** What to work on **
Check every line of the material below for "matplotlib". Give the number of lines that have it, and only that.

** Data excerpt **
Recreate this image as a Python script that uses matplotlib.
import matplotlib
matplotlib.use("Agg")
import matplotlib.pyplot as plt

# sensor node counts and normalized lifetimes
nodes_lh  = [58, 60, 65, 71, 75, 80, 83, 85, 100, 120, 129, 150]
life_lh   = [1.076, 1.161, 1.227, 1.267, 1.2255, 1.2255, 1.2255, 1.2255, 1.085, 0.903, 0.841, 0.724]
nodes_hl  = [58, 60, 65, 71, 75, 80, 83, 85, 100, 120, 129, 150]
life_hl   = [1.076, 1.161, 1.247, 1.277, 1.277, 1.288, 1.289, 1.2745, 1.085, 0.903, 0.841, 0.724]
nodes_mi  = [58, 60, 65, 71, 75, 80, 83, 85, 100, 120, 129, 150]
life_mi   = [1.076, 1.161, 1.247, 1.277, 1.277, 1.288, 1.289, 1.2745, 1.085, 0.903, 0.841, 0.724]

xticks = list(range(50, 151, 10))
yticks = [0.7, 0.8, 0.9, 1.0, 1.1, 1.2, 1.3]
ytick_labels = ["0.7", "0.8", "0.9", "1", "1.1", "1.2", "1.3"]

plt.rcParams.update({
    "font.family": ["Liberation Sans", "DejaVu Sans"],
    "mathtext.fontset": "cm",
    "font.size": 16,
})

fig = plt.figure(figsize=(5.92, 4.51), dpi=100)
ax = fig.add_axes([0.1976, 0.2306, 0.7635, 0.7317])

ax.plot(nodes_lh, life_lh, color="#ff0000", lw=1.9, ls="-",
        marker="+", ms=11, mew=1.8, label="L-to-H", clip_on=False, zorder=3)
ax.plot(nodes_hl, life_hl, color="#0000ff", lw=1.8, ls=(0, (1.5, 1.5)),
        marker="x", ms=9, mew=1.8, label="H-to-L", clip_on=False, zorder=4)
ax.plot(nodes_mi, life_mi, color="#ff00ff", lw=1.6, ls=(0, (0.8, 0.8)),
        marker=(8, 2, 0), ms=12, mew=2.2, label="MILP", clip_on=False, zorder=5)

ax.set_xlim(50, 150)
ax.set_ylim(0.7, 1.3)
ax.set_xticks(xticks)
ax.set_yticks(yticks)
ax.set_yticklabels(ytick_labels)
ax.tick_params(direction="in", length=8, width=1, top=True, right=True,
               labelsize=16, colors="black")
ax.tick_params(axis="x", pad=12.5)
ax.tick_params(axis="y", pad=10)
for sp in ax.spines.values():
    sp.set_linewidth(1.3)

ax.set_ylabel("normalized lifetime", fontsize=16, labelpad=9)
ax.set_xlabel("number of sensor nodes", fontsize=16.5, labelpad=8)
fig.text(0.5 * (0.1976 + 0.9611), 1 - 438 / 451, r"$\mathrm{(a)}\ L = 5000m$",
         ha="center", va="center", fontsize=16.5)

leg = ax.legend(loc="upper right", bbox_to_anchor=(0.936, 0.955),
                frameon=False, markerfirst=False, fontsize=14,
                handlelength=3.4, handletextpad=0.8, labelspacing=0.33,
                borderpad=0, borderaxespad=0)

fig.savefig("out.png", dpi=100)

** Solution to the exercise **
4